The ultimate way to validate the interpretation of the 4-D seismic analysis and inversion described in the previous parts of this series is the "ground truth": drill and recover the bypassed hydrocarbons detected by the 4-D seismic analysis. But in order to lower the risk that bypassed hydrocarbons might be missed, reservoir simulation techniques can be used to validate and constrain 4-D seismic interpretation before spudding the well. Reservoir simulation is a low-cost solution to validate independently the 4-D analysis that uses legacy seismic datasets, where different orientation, processing and quality can potentially introduce noise in the 4-D seismic interpretation. The main objectives of a reservoir simulation are to reproduce the drainage pattern of the reservoir fluids during the production, and provide guidance and financial assessment about the future production. The added mission of reservoir simulation in 4-D analysis is to relate this drainage interpretation to changes in seismic attributes, especially seismic impedance. Seismic impedance changes are directly related to both the changes in density and velocity of wave propagation within the reservoir.

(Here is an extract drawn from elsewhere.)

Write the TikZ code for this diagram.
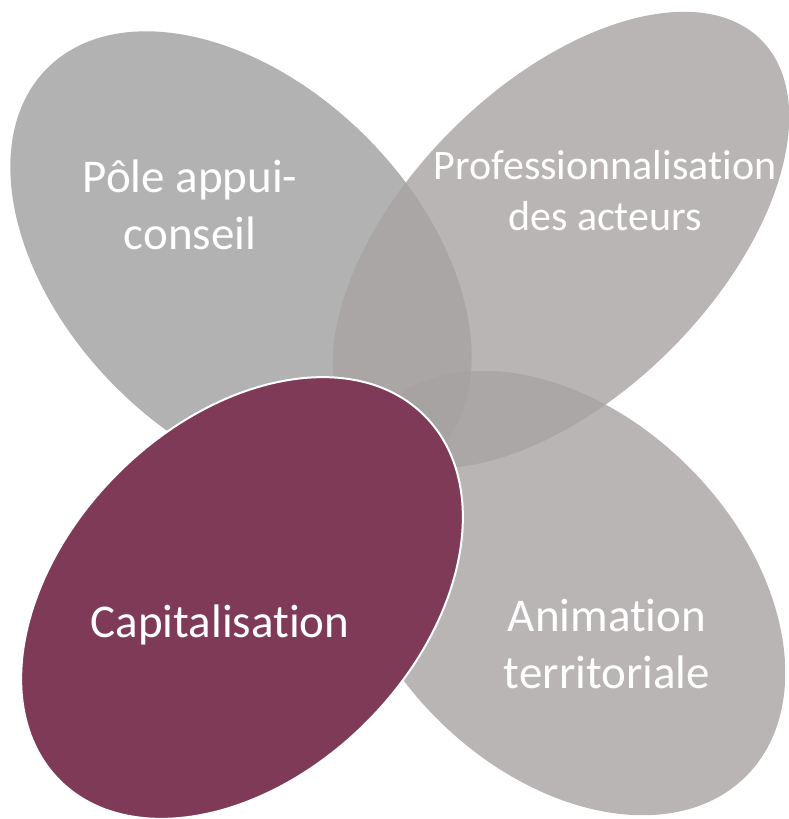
\documentclass[tikz,border=0pt]{standalone}
\usepackage{fontspec}
\setmainfont[Ligatures={NoCommon,NoContextual}]{Carlito}
\usetikzlibrary{shapes.geometric}
\definecolor{petalA}{HTML}{B2B2B2}
\definecolor{petalB}{HTML}{A7A3A2}
\definecolor{capmaroon}{HTML}{7F3A57}
\begin{document}
\begin{tikzpicture}[x=1bp,y=1bp,
  petal/.style={ellipse, inner sep=0pt, outer sep=0pt},
  lbl/.style={text=white, align=center, inner sep=0pt},
  bigfont/.style={font=\fontsize{47bp}{57bp}\selectfont},
  smallfont/.style={font=\fontsize{42bp}{51bp}\selectfont}]
\useasboundingbox (0,0) rectangle (789,819);
\node[petal, fill=petalA, minimum width=548bp, minimum height=354bp, rotate=-45] (e1) at (241,557) {};
\node[petal, fill=petalB, fill opacity=0.8, minimum width=566bp, minimum height=310bp, rotate=45] (e2) at (561,579) {};
\node[petal, fill=petalB, fill opacity=0.8, minimum width=518bp, minimum height=356bp, rotate=-45] (e3) at (563,226) {};
\node[petal, fill=capmaroon, draw=white, line width=2bp, minimum width=516bp, minimum height=352bp, rotate=45] (e4) at (242,221) {};
\node[lbl, bigfont] (t1) at (190,614.5) {Pôle appui-\\conseil};
\node[lbl, smallfont] (t2) at (605,628.5) {Professionnalisation\\des acteurs};
\node[lbl, bigfont] (t3) at (607,174.5) {Animation\\territoriale};
\node[lbl, bigfont, anchor=base] (t4) at (220,181) {Capitalisation};
\end{tikzpicture}
\end{document}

During reservoir simulation, the parameters monitored and replicated by the multiphase fluid flow equations are pore pressure and the oil, gas and water saturations within the pore spaces as they change over time, during production. Since the changes in impedance mapped by 4-D seismic interpretation are directly related to the changes in the above mentioned parameters, the changes in fluid saturations and pressure over time predicted by the reservoir simulator can be qualitatively compared to the observed 4-D seismic impedance change. A quantitative comparison requires the estimation of the difference between a seismic impedance map obtained from the reservoir simulation and the seismic impedance map obtained from the 4-D seismic analysis. A reservoir simulation derived seismic impedance map can be estimated by using some form of the Biot-Gassman equations to compute the seismic attribute changes associated with pressure and fluid saturation variations with production.